What is required – Without the pictures, set down every line of the data exactly.

Data segment –
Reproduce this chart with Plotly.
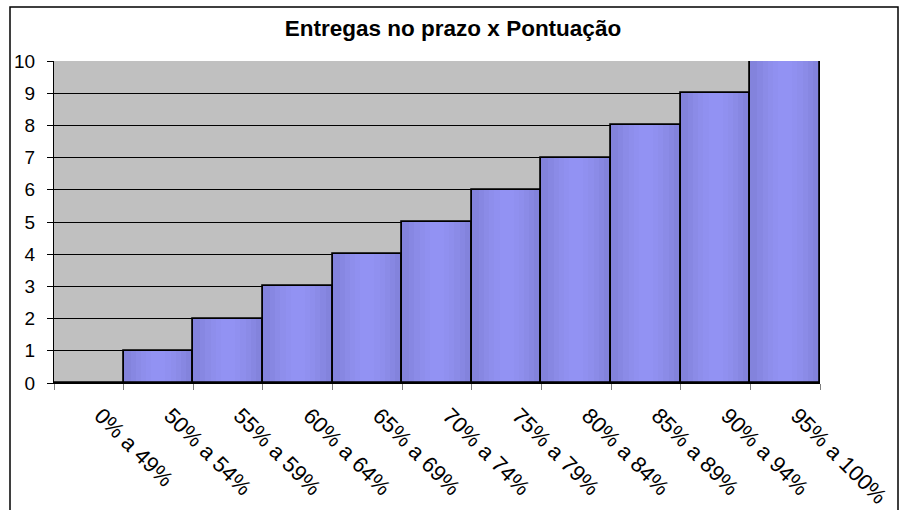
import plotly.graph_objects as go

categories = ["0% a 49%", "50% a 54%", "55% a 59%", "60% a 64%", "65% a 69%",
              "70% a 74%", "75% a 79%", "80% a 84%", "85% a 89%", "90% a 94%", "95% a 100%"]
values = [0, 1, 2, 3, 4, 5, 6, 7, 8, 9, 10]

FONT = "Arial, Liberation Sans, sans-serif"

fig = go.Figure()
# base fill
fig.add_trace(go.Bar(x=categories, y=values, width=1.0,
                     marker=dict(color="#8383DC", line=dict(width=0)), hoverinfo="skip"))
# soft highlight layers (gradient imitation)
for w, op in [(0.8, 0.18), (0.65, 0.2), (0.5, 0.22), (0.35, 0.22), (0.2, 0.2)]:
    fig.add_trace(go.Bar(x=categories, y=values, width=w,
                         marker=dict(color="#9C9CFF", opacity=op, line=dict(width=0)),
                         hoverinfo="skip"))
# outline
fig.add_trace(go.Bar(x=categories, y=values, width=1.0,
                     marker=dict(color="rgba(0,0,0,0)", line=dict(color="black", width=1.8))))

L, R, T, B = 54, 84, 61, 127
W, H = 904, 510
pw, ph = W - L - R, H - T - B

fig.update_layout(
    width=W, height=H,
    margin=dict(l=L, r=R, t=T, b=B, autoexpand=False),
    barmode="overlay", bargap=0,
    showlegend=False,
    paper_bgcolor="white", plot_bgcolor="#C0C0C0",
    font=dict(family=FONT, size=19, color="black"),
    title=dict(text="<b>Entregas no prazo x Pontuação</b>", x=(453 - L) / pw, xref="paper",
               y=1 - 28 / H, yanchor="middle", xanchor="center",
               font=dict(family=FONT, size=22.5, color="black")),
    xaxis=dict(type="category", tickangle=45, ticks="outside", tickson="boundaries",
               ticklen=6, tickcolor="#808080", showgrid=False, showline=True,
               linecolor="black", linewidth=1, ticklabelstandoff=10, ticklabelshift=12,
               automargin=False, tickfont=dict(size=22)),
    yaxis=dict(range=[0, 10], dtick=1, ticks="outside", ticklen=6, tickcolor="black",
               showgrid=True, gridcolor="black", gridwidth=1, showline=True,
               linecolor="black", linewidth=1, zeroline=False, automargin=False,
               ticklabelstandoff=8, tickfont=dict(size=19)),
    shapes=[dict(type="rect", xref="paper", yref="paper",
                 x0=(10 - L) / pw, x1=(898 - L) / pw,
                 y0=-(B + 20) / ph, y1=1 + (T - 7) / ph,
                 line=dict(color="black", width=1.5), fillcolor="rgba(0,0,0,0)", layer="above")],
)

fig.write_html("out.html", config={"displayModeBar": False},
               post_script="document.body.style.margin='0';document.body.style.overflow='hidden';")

Expected answer –
Reproduce this chart with Plotly.
import plotly.graph_objects as go

categories = ["0% a 49%", "50% a 54%", "55% a 59%", "60% a 64%", "65% a 69%",
              "70% a 74%", "75% a 79%", "80% a 84%", "85% a 89%", "90% a 94%", "95% a 100%"]
values = [0, 1, 2, 3, 4, 5, 6, 7, 8, 9, 10]

FONT = "Arial, Liberation Sans, sans-serif"

fig = go.Figure()
# base fill
fig.add_trace(go.Bar(x=categories, y=values, width=1.0,
                     marker=dict(color="#8383DC", line=dict(width=0)), hoverinfo="skip"))
# soft highlight layers (gradient imitation)
for w, op in [(0.8, 0.18), (0.65, 0.2), (0.5, 0.22), (0.35, 0.22), (0.2, 0.2)]:
    fig.add_trace(go.Bar(x=categories, y=values, width=w,
                         marker=dict(color="#9C9CFF", opacity=op, line=dict(width=0)),
                         hoverinfo="skip"))
# outline
fig.add_trace(go.Bar(x=categories, y=values, width=1.0,
                     marker=dict(color="rgba(0,0,0,0)", line=dict(color="black", width=1.8))))

L, R, T, B = 54, 84, 61, 127
W, H = 904, 510
pw, ph = W - L - R, H - T - B

fig.update_layout(
    width=W, height=H,
    margin=dict(l=L, r=R, t=T, b=B, autoexpand=False),
    barmode="overlay", bargap=0,
    showlegend=False,
    paper_bgcolor="white", plot_bgcolor="#C0C0C0",
    font=dict(family=FONT, size=19, color="black"),
    title=dict(text="<b>Entregas no prazo x Pontuação</b>", x=(453 - L) / pw, xref="paper",
               y=1 - 28 / H, yanchor="middle", xanchor="center",
               font=dict(family=FONT, size=22.5, color="black")),
    xaxis=dict(type="category", tickangle=45, ticks="outside", tickson="boundaries",
               ticklen=6, tickcolor="#808080", showgrid=False, showline=True,
               linecolor="black", linewidth=1, ticklabelstandoff=10, ticklabelshift=12,
               automargin=False, tickfont=dict(size=22)),
    yaxis=dict(range=[0, 10], dtick=1, ticks="outside", ticklen=6, tickcolor="black",
               showgrid=True, gridcolor="black", gridwidth=1, showline=True,
               linecolor="black", linewidth=1, zeroline=False, automargin=False,
               ticklabelstandoff=8, tickfont=dict(size=19)),
    shapes=[dict(type="rect", xref="paper", yref="paper",
                 x0=(10 - L) / pw, x1=(898 - L) / pw,
                 y0=-(B + 20) / ph, y1=1 + (T - 7) / ph,
                 line=dict(color="black", width=1.5), fillcolor="rgba(0,0,0,0)", layer="above")],
)

fig.write_html("out.html", config={"displayModeBar": False},
               post_script="document.body.style.margin='0';document.body.style.overflow='hidden';")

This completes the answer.